The event is at the Berwickshire farm of Quixwood, just off the A1 at Grantshouse, courtesy of father and son farmers John and Iain Macfarlane.

The farm is close to the A1 and recognised as a very wellmanaged upland sheep and beef farm producing highquality stock. Farm tours will include input from SRUC experts.

Quixwood, and the adjoining farms of Ferneylea and Drakemyre, covers 2,500 acres and rises to 850ft. There are 1,500 ewes, 700 suckler cows, and 600 acres of winter wheat, winter and spring barley, winter and spring oats and beans, most of which are fed to the stock. Trees provide shelter belts for stock over 300 acres.

The policy is high output from home grown feed and minimum bought-in concentrates.

A closed flock and herd policy is followed. All replacements are bred on the farm and all lambs and calves, except female replacements, finished through to slaughter and sold deadweight to Scotbeef.

The flock has 300 Blackface ewes crossed with the Bluefaced Leicester to produce replacement females for the 500-strong Mule ewe flock which is crossed with Texel tups. The Texel cross Mule ewes are then put to the Suffolk to produce the slaughter generation. Now the plan is to also breed their own replacement Blackface ewes.

Ewes are housed in a large open shed after New Year and start lambing towards the end of February, followed by the hoggs in mid-March. Blackface ewes are lambed outside from April 1.

They are fed a Total Mixed Ration (TMR) from a Keenan diet feeder of silage, beet pulp, wheat dark grains, turnip mix and minerals with access to Lifeline buckets.

The ewes this year scanned at 212 per cent and are penned individually just after lambing.

They then move to bigger pens in groups of ten for 24 to 48 hours before being turned out.

Lambs are creep fed with the aim of catching the early lamb market.

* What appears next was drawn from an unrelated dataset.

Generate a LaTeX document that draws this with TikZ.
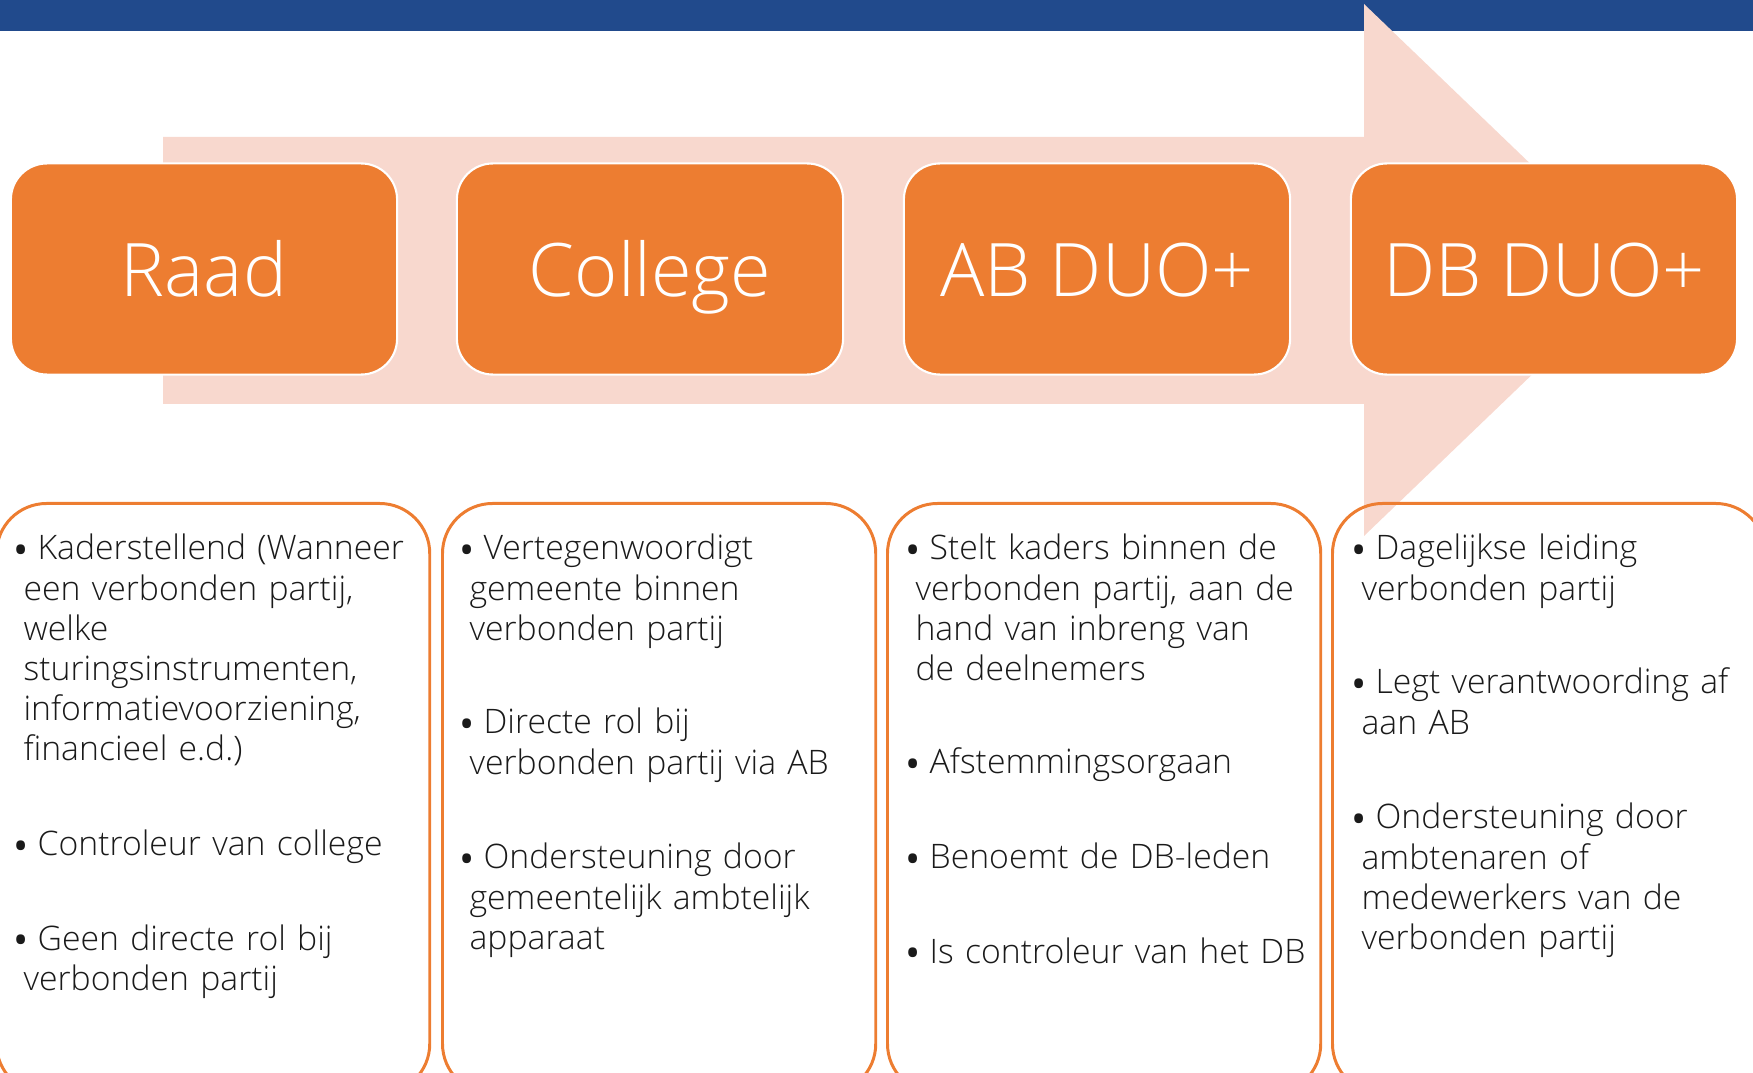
\documentclass[tikz,border=0pt]{standalone}
\usepackage{fontspec}
\setmainfont{Open Sans}[UprightFont=* Light]
\newfontfamily\bulfont{Open Sans}
\usepackage{tikz}

\definecolor{barblue}{HTML}{214A8C}
\definecolor{accorange}{HTML}{ED7D31}
\definecolor{arrowpink}{HTML}{F8D8CE}
\definecolor{txtgray}{HTML}{1A1A1A}
\newcommand{\bl}{\makebox[6.8pt][l]{\raisebox{-1.4pt}{\bulfont\fontsize{11.5}{12}\selectfont\textbullet}}}
\newcommand{\ind}{\hspace*{2.8pt}}

\begin{document}
\begin{tikzpicture}[x=0.01cm, y=-0.01cm,
	head/.style={rectangle, rounded corners=0.36cm, fill=accorange, draw=white, line width=0.6pt,
		minimum width=3.86cm, minimum height=2.11cm, text height=15.4pt, text depth=0pt,
		text=white, font=\fontsize{21}{25}\selectfont},
	panel/.style={rectangle, draw=accorange, line width=0.85pt, rounded corners=0.5cm,
		minimum width=4.33cm, minimum height=5.9cm, anchor=north west},
	item/.style={anchor=base west, inner sep=0pt, text width=4.3cm, align=left, text=txtgray,
		font=\fontsize{9.6}{11.4}\selectfont}]
	\useasboundingbox (0,0) rectangle (1753,1073);
	\clip (0,0) rectangle (1753,1073);
	%\draw[help lines] (0,0) grid[step=100] (1753,1073);
	\fill[barblue] (0,0) rectangle (1753,31);
	\fill[arrowpink] (163,137) -- (1364,137) -- (1364,4) -- (1641,270) -- (1364,536) -- (1364,404) -- (163,404) -- cycle;
	% top row
	\node[head] (raad) at (204,269) {Raad};
	\node[head] (college) at (650,269) {College};
	\node[head] (ab) at (1097,269) {AB DUO+};
	\node[head] (db) at (1544,269) {DB DUO+};
	% panels
	\node[panel] (praad) at (-5,502) {};
	\node[panel] (pcollege) at (441,502) {};
	\node[panel] (pab) at (886,502) {};
	\node[panel] (pdb) at (1331,502) {};
	% Raad
	\node[item] (r1) at (13,560) {\bl Kaderstellend (Wanneer\\ \ind een verbonden partij,\\ \ind welke\\ \ind sturingsinstrumenten,\\ \ind informatievoorziening,\\ \ind financieel e.d.)};
	\node[item] (r2) at (13,856) {\bl Controleur van college};
	\node[item] (r3) at (13,950) {\bl Geen directe rol bij\\ \ind verbonden partij};
	% College
	\node[item] (c1) at (459,560) {\bl Vertegenwoordigt\\ \ind gemeente binnen\\ \ind verbonden partij};
	\node[item] (c2) at (459,734) {\bl Directe rol bij\\ \ind verbonden partij via AB};
	\node[item] (c3) at (459,869) {\bl Ondersteuning door\\ \ind gemeentelijk ambtelijk\\ \ind apparaat};
	% AB DUO+
	\node[item] (a1) at (905,560) {\bl Stelt kaders binnen de\\ \ind verbonden partij, aan de\\ \ind hand van inbreng van\\ \ind de deelnemers};
	\node[item] (a2) at (905,774) {\bl Afstemmingsorgaan};
	\node[item] (a3) at (905,869) {\bl Benoemt de DB-leden};
	\node[item] (a4) at (905,963) {\bl Is controleur van het DB};
	% DB DUO+
	\node[item] (d1) at (1351,560) {\bl Dagelijkse leiding\\ \ind verbonden partij};
	\node[item] (d2) at (1351,694) {\bl Legt verantwoording af\\ \ind aan AB};
	\node[item] (d3) at (1351,829) {\bl Ondersteuning door\\ \ind ambtenaren of\\ \ind medewerkers van de\\ \ind verbonden partij};
\end{tikzpicture}
\end{document}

John Macfarlane said: “We push them hard to grow as quickly as possible. We start selling lambs at the end of May and draw for marketing every ten days or so through the summer.”

The suckler cows are a mixture of Aberdeen-Angus, Limousin, Beef Shorthorn and Simmental crosses. The Charolais bull, used as the terminal cross, is being phased out following the switch from selling stores to finishing everything on farm.

Grassland management is important to achieve high output.

Grass is kept young and undersown with barley as a cover.

Bespoke mixtures are designed specifically for the farm.

Regular dressings of slurry and bagged nitrogen are applied and, as far as possible, a clean grazing system is followed with the sheep.

Scotsheep also features a sheep dog trial with 30 top handlers, a sheep shearing competition, inter-regional sheepdog trial, and farmers’ market.

Trade stands are sold out with 200 exhibitors, including more than 30 breeds. The day ends with a multi-breed auction sale of pairs of breeding ewe hoggs.